GERMAN GLASS. WILLKOMM HUMPEN. ENAMELLED WITH THE EAGLE OF EMPIRE
SEVENTEENTH CENTURY

Now it is not too much to affirm that, as a whole, the enamelling on German glass is in every way bad. The colours are opaque; when not crude they are muddy and dull. It is almost too high praise of them to say that they look as if they had been painted on in oil-colours. Take, for example, an average adler-humpen, such a one as the big beaker in the British Museum (Slade, No. 835). A mustardy yellow, that takes the place of the gilding that is absent in the main painting, is predominant; there is then an opaque blue, crude and unpleasant, and a dull maroon, which—and this is universally the case on these glasses—is the nearest approach we get to red. Apart from these colours we find only browns and drabs of undecided tints. So much for the main decoration; but if we now look carefully we find round the neck something that takes us back to Venice—a delicate scale pattern of fine powdered gold, and above this a line of beading with little pearls of various colours. This band of exotic ornament is seldom absent, at least in the earlier specimens.[[198]]

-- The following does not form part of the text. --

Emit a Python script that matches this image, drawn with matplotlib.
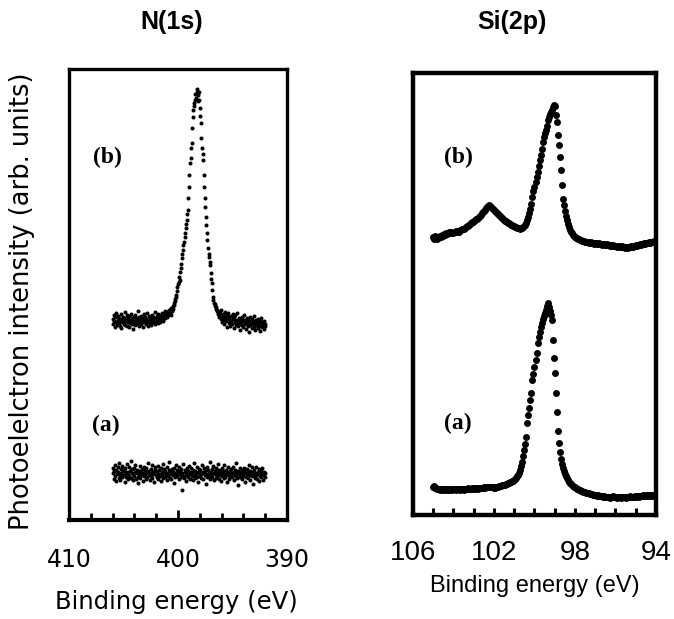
import numpy as np
import matplotlib
matplotlib.use('Agg')
import matplotlib.pyplot as plt

# N(1s) spectra, 406 -> 392 eV, 0.05 eV steps (arb. units)
n1s_range = (406.0, 392.0)
n1s_a = [
    47, 52, 41, 49, 55, 44, 50, 39, 46, 53, 48, 42, 57, 45, 40, 51, 47, 54, 43, 49,
    45, 50, 38, 52, 47, 43, 56, 48, 41, 46, 53, 44, 49, 59, 42, 47, 51, 40, 46, 52,
    44, 48, 55, 41, 47, 50, 43, 37, 49, 46, 54, 42, 48, 45, 51, 39, 47, 53, 44, 50,
    46, 41, 52, 48, 43, 57, 45, 49, 40, 47, 51, 44, 55, 42, 48, 46, 38, 50, 53, 45,
    49, 43, 47, 54, 41, 46, 50, 44, 52, 39, 48, 45, 56, 42, 47, 51, 43, 49, 46, 40,
    53, 47, 44, 50, 58, 42, 46, 49, 41, 51, 45, 48, 37, 52, 47, 43, 55, 46, 50, 44,
    48, 41, 53, 46, 49, 43, 51, 30, 47, 44, 56, 42, 48, 50, 45, 39, 52, 47, 43, 49,
    46, 54, 41, 48, 52, 44, 47, 40, 50, 57, 45, 42, 49, 46, 53, 43, 48, 38, 51, 47,
    44, 50, 46, 42, 55, 48, 41, 47, 52, 45, 49, 36, 46, 53, 43, 50, 47, 44, 58, 41,
    48, 45, 51, 43, 47, 54, 40, 49, 46, 42, 52, 48, 44, 56, 47, 41, 50, 45, 39, 48,
    52, 44, 47, 49, 42, 55, 46, 43, 50, 38, 48, 45, 53, 47, 41, 49, 44, 51, 46, 43,
    47, 53, 40, 48, 45, 50, 44, 57, 42, 47, 49, 35, 46, 52, 43, 48, 45, 41, 50, 46,
    44, 49, 52, 38, 47, 43, 51, 46, 48, 42, 55, 45, 40, 49, 47, 53, 44, 36, 48, 45,
    50, 42, 47, 45, 53, 41, 48, 46, 39, 51, 44, 47, 43, 49, 45, 52, 40, 46, 48, 43,
    47,
]
n1s_b = [
    # background, high energy side
    201, 196, 205, 199, 193, 203, 198, 207, 195, 200, 204, 197, 202, 194, 199, 206, 192, 201, 198, 203,
    196, 200, 208, 195, 199, 202, 194, 205, 198, 201, 193, 204, 197, 200, 206, 196, 202, 199, 191, 203,
    198, 205, 195, 200, 202, 197, 209, 199, 194, 203, 198, 201, 196, 204, 200, 193, 202, 198, 206, 199,
    203, 196, 201, 198, 207, 194, 200, 204, 197, 202, 199, 195, 205, 201, 198, 203, 200, 208, 196, 202,
    199, 204, 201, 197, 206, 200, 203, 198, 205, 202, 200, 207, 203, 199, 206, 204, 209, 202, 205, 208,
    203, 207, 205, 210, 206,
    # peak
    207, 210, 205, 212, 209, 214, 211, 217, 215, 221, 219, 225, 223, 229, 233, 236, 238, 243, 240, 248,
    252, 256, 262, 266, 270, 275, 278, 283, 287, 292, 296, 300, 306, 310, 322, 333, 345, 357, 362, 372,
    377, 392, 403, 410, 414, 417, 420, 426, 422, 431, 428, 425, 419, 428, 420, 412, 404, 397, 382, 372,
    366, 360, 345, 333, 322, 313, 303, 295, 287, 280, 272, 266, 263, 258, 255, 247, 241, 237, 230, 223,
    220, 217, 214, 216, 211, 213, 209, 210, 206, 208, 203, 205,
    # background, low energy side
    207, 201, 210, 203, 198, 206, 200, 204, 196, 208, 202, 199, 205, 193, 201, 207, 197, 203, 200, 194,
    204, 199, 196, 206, 201, 192, 203, 198, 205, 195, 200, 197, 207, 194, 199, 202, 196, 190, 201, 198,
    195, 203, 199, 193, 200, 205, 196, 198, 191, 202, 197, 194, 200, 188, 199, 203, 195, 197, 192, 201,
    196, 199, 193, 204, 197, 190, 200, 195, 198, 192, 201, 196, 194, 199, 189, 197, 202, 193, 198, 195,
    199, 191, 196, 194,
]

# Si(2p) spectra, 105 -> 94 eV, 0.05 eV steps (arb. units)
si2p_range = (105.0, 94.0)
si2p_a = [
    28, 29, 27, 27, 26, 26, 26, 25, 26, 26, 25, 26, 25, 26, 26, 25, 25, 26, 26, 25,
    26, 26, 25, 26, 26, 26, 25, 26, 26, 26, 25, 26, 26, 26, 27, 26, 26, 26, 27, 26,
    27, 26, 27, 27, 26, 27, 27, 27, 27, 27, 28, 27, 28, 28, 28, 28, 28, 28, 28, 28,
    27, 27, 28, 28, 28, 29, 29, 29, 30, 30, 30, 30, 31, 31, 32, 32, 33, 33, 34, 34,
    35, 36, 37, 39, 40, 42, 45, 49, 53, 59, 65, 71, 78, 92, 100, 107, 115, 122, 135, 141,
    148, 155, 162, 172, 178, 183, 188, 192, 196, 199, 202, 205, 209, 212, 208, 204, 200, 195, 175, 157,
    142, 122, 103, 84, 72, 63, 56, 51, 47, 44, 41, 39, 37, 35, 33, 32, 31, 30, 29, 28,
    28, 27, 26, 26, 25, 25, 24, 24, 23, 23, 23, 22, 22, 22, 22, 21, 21, 21, 20, 20,
    20, 20, 19, 20, 19, 19, 19, 19, 18, 19, 18, 18, 18, 18, 18, 17, 18, 18, 19, 18,
    18, 17, 18, 18, 18, 17, 18, 18, 18, 18, 17, 18, 18, 18, 19, 18, 18, 18, 18, 19,
    18, 19, 19, 18, 19, 19, 19, 20, 19, 19, 20, 19, 20, 20, 19, 20, 20, 19, 20, 20,
    19,
]
si2p_b = [
    278, 276, 279, 277, 276, 277, 278, 279, 278, 280, 279, 281, 280, 282, 281, 282, 283, 282, 283, 282,
    282, 283, 284, 283, 284, 283, 285, 285, 286, 286, 286, 287, 288, 289, 289, 290, 291, 292, 293, 293,
    294, 295, 296, 296, 297, 298, 299, 300, 302, 303, 304, 305, 307, 308, 309, 310, 309, 308, 307, 306,
    305, 304, 303, 302, 301, 300, 299, 298, 297, 296, 295, 294, 294, 293, 292, 292, 291, 290, 290, 289,
    289, 288, 288, 287, 287, 287, 286, 287, 287, 288, 289, 290, 292, 295, 298, 302, 306, 311, 318, 324,
    328, 333, 338, 343, 349, 355, 360, 366, 373, 378, 382, 385, 389, 395, 398, 401, 403, 405, 408, 410,
    409, 400, 393, 380, 370, 358, 345, 330, 316, 310, 304, 299, 295, 291, 288, 285, 283, 282, 280, 279,
    278, 277, 277, 276, 276, 275, 275, 274, 274, 274, 273, 273, 273, 273, 272, 272, 273, 272, 272, 271,
    272, 272, 271, 271, 272, 271, 271, 270, 271, 271, 270, 270, 271, 270, 270, 269, 270, 269, 270, 269,
    269, 268, 269, 269, 268, 268, 269, 268, 268, 267, 268, 268, 267, 268, 268, 269, 268, 268, 269, 269,
    270, 269, 270, 270, 271, 270, 271, 271, 272, 271, 272, 272, 272, 273, 272, 273, 273, 273, 274, 273,
    273,
]

n1s_x = np.linspace(n1s_range[0], n1s_range[1], len(n1s_b))
n1s_xa = np.linspace(n1s_range[0], n1s_range[1], len(n1s_a))
si_x = np.linspace(si2p_range[0], si2p_range[1], len(si2p_b))
si_xa = np.linspace(si2p_range[0], si2p_range[1], len(si2p_a))

W, H = 674, 619
fig = plt.figure(figsize=(W / 100, H / 100), dpi=100)

def frac(l, t, r, b):
    return [l / W, 1 - b / H, (r - l) / W, (b - t) / H]

sans = 'DejaVu Sans'
narrow = ['Liberation Sans Narrow', 'Liberation Sans', 'DejaVu Sans']

# left panel: N(1s)
ax1 = fig.add_axes(frac(69, 69, 287, 520))
ax1.plot(n1s_xa, n1s_a, 'o', color='black', ms=2.9, mew=0)
ax1.plot(n1s_x, n1s_b, 'o', color='black', ms=2.9, mew=0)
ax1.set_xlim(410, 390)
ax1.set_ylim(0, 451)
ax1.set_xticks([410, 400, 390])
ax1.set_xticks(np.arange(392, 409, 2), minor=True)
ax1.tick_params(which='both', direction='in', left=False, labelleft=False,
                width=2, pad=20, labelsize=17)
ax1.tick_params(which='major', length=7)
ax1.tick_params(which='minor', length=5)
for s in ax1.spines.values():
    s.set_linewidth(2.4)
ax1.spines['bottom'].set_linewidth(3)
for lab in ax1.get_xticklabels():
    lab.set_family(sans)

# right panel: Si(2p)
ax2 = fig.add_axes(frac(413, 73, 656, 515))
ax2.plot(si_xa, si2p_a, 'o', color='black', ms=5.0, mew=0)
ax2.plot(si_x, si2p_b, 'o', color='black', ms=5.0, mew=0)
ax2.set_xlim(106, 94)
ax2.set_ylim(0, 442)
ax2.set_xticks([106, 102, 98, 94])
ax2.set_xticks(np.arange(95, 106, 1), minor=True)
ax2.tick_params(which='both', direction='in', left=False, labelleft=False,
                width=2.2, length=5, pad=18, labelsize=20)
for s in ax2.spines.values():
    s.set_linewidth(3.2)
for lab in ax2.get_xticklabels():
    lab.set_family(narrow)

# titles
title = dict(fontsize=18, fontweight='bold', family='Liberation Sans', ha='center', va='center')
fig.text(172 / W, 1 - 22 / H, 'N(1s)', **title)
fig.text(512 / W, 1 - 22 / H, 'Si(2p)', **title)

# axis labels
fig.text(176 / W, 1 - 602 / H, 'Binding energy (eV)', ha='center', va='center',
         fontsize=17.5, family=sans)
fig.text(535 / W, 1 - 586 / H, 'Binding energy (eV)', ha='center', va='center',
         fontsize=17, family=narrow)
fig.text(22 / W, 1 - 301 / H, 'Photoelelctron intensity (arb. units)', ha='center',
         va='center', rotation=90, fontsize=18.5, family=sans)

# curve labels
serif = dict(fontsize=17, fontweight='bold', family='Liberation Serif', ha='center', va='center')
fig.text(107 / W, 1 - 157 / H, '(b)', **serif)
fig.text(106 / W, 1 - 425 / H, '(a)', **serif)
fig.text(458 / W, 1 - 157 / H, '(b)', **serif)
fig.text(458 / W, 1 - 423 / H, '(a)', **serif)

fig.savefig('out.png', dpi=100)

There is no need to say much of the shapes of these enamelled glasses, for they are almost invariably of a more or less cylindrical form, with a foot of the simplest character; covered glasses are comparatively rare. They may be divided for our purpose into the broader beakers (often with curved sides and sometimes of great capacity) on the one hand, and on the other the narrower straight-sided tall cylinders. Much ingenuity has been devoted by German writers to the identification of the names by which these glasses were known in the sixteenth and seventeenth centuries, and they have attempted to distinguish between the spechter, the bröderlein, the Krautstrunk, the pass-glas, the humpen and the willkomm. On the other hand, the term wiederkomm or vidrecome, given by so many English and French writers to the large broad forms, is unknown in Germany, so that I think the expression may be definitely abandoned and replaced by the word humpen or willkomm humpen. Narren-gläser—fools’ glasses—says Mathesius, would be a better name for these huge beakers that a man can hardly lift. The tall, narrow cylindrical form, when divided by horizontal lines, is known as a pass-glas. The spechter of Mathesius has been identified with a glass of this shape, sometimes decorated with square nail-headed studs. These spechter came from the Spessart forest district (west of Würzburg), and they form, as it were, a link between the prunted green glass of the Rhine and the enamelled beakers of Central Germany.

There is a small group of enamelled glass of very uncertain origin which claims attention here. We are concerned with certain little ewers, either of colourless or more often of deep cobalt-blue glass; they are generally mounted in metal, but the handle is always of glass. There are several examples of these ewers in the British Museum, many of which bear dates ranging from 1577 to 1618. The cobalt-blue glass has, by Dr. Brinckmann, been traced back to the glass-houses of Neudeck Platten, on the Saxon-Bohemian frontier. In the treatment, however, of the enamels on these little jugs, we are reminded of some of the work executed by the Altarists in France. The enamelling is of a somewhat more pleasing character than that which we find on the big beakers; white, yellow, green, and red are applied without shading. A favourite subject is a stag-hunt or the coursing of a hare, and at the side is often found a graceful lily of the valley[[199]] ([Plate XL.] 2).

[PLATE XL]

1. ENAMELLED BEAKER
GERMAN, ABOUT 1600
2. ENAMELLED JUG WITH PEWTER LID
GERMAN, END OF SIXTEENTH CENTURY

To return to our broad cylindrical glasses—the huge humpen and the smaller kanne, both of which indeed sometimes take the form of a barrel or a truncated cone—it is usual, on the basis of the decoration, to divide these beakers into the following classes:—

1. The Reichs-adler Humpen. On these, the double-headed eagle, displayed, with imperial crown, occupies nearly the whole surface of the glass. A big crucifix covers the breast of the bird, though this is replaced in some examples by the ball of empire. The arms of the seven electors and of the forty-eight members of the Heilige Römische Reich are arranged in a definite order along the outstretched wing feathers[[200]]([Plate XXXIX.]).